At Arlington High School, change is becoming a constant. In the last six years, the school was taken over by the state for bad academic performance, abandoned by the charter operator tasked with turning it around, and returned to the management of Indianapolis Public Schools.

But in recent years there have been bright spots for the northeast side school, including an increasingly engaged network of passionate alumni.

This fall, the school faced yet another change as middle school students were removed and an influx of high schoolers came from John Marshall, which was converted from a high school to a middle school.

Now, the district is looking to reverse course by converting the campus to a middle school under a plan proposed by Superintendent Lewis Ferebee. The board is expected to vote on the proposal in September. If it is approved, Arlington would become a middle school next fall.

The board will have meetings about the plan at 5:30 p.m. Tuesday at Arlington and Thursday at Northwest. Both meetings will begin with 90 minutes for public comment. The deadline to sign up online to speak is noon the day of the meeting. These meetings follow an impassioned meeting at Broad Ripple High School and a meeting at John Marshall that drew just a few speakers.

Considering the vocal community and alumni support for Arlington, there will likely be many advocates making the case to keep the school open. But there are also some factors that likely influenced the recommendation to close the school.

Here are some reasons to keep Arlington open:

  • Arlington has loyal alumni and community supporters who stepped in to help the struggling school when it was returned to the district after state takeover. Board member Venita Moore, an Arlington graduate, has raised concerns about closing the school. (Chalkbeat spoke with Timothy Bass, the president of the alumni association, as part of a project to collect memories from high schools facing closure.)
  • Closing John Marshall and converting Arlington to a middle school could be seen as abandoning the far eastside, one of the poorest communities in the city. Because many families don’t have cars, it could be a challenge getting parents engaged in schools outside their neighborhood.
  • IPS will need the state’s permission. Although IPS manages the daily operations at the school, it is still being overseen by the state. If the district votes to close the school and convert the campus to a middle school, the plan will need approval from the Indiana State Board of Education.

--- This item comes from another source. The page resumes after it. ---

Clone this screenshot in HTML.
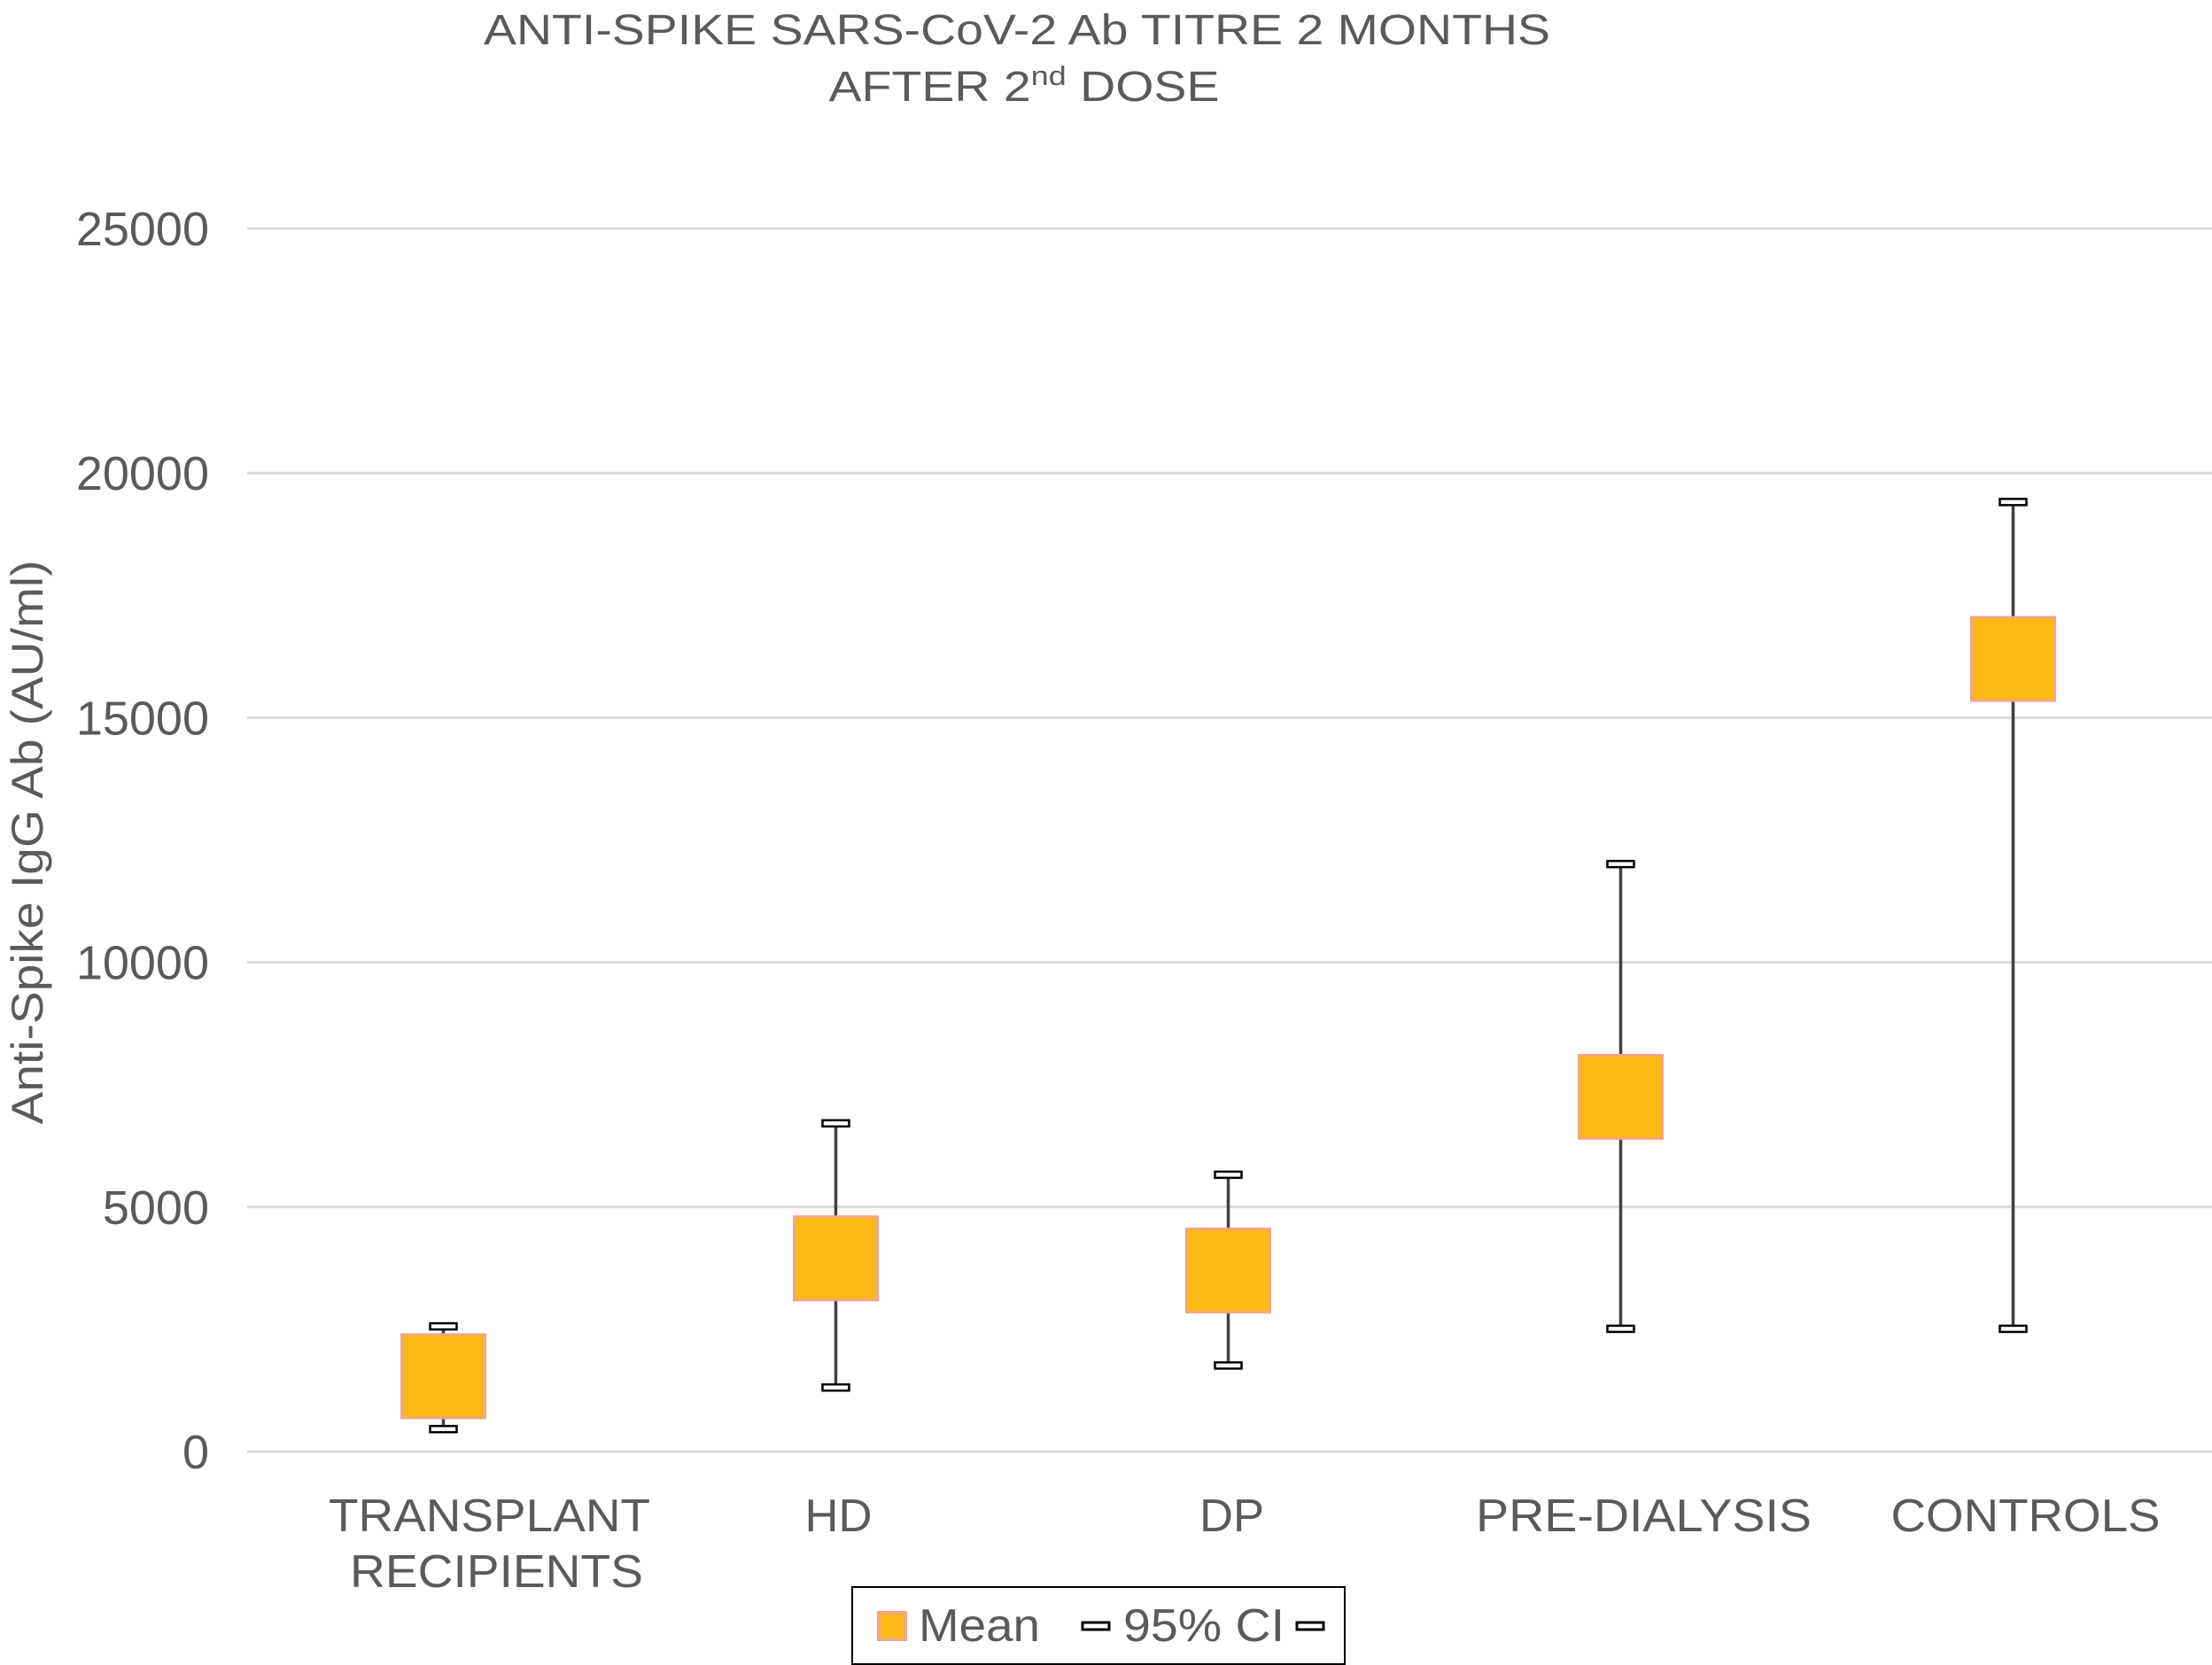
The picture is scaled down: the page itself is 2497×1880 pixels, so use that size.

Here are some reasons Arlington is facing closure:

  • Although Arlington is managed by the district, it’s still overseen by the state board. Converting Arlington to a middle school could be a good opportunity for the district to get out from under the state’s thumb.
  • The plan for reconfiguring the district’s high schools would move to an all magnet system, where students would choose schools based on their academic focus. But in order to bus students to any program in the district, IPS officials say that schools should be clustered near the center of the city. Arlington is at the far side of the district, and busing students from the other side of the district to a magnet program would lead to long rides for students and high costs for the district.
  • The school is more than half empty. This year, the district removed middle schoolers from Arlington and brought in high schoolers from John Marshall. But even with the students who used to go to Marshall, the district projected that the campus — which can house more than 2,000 students — would be just 32 percent full.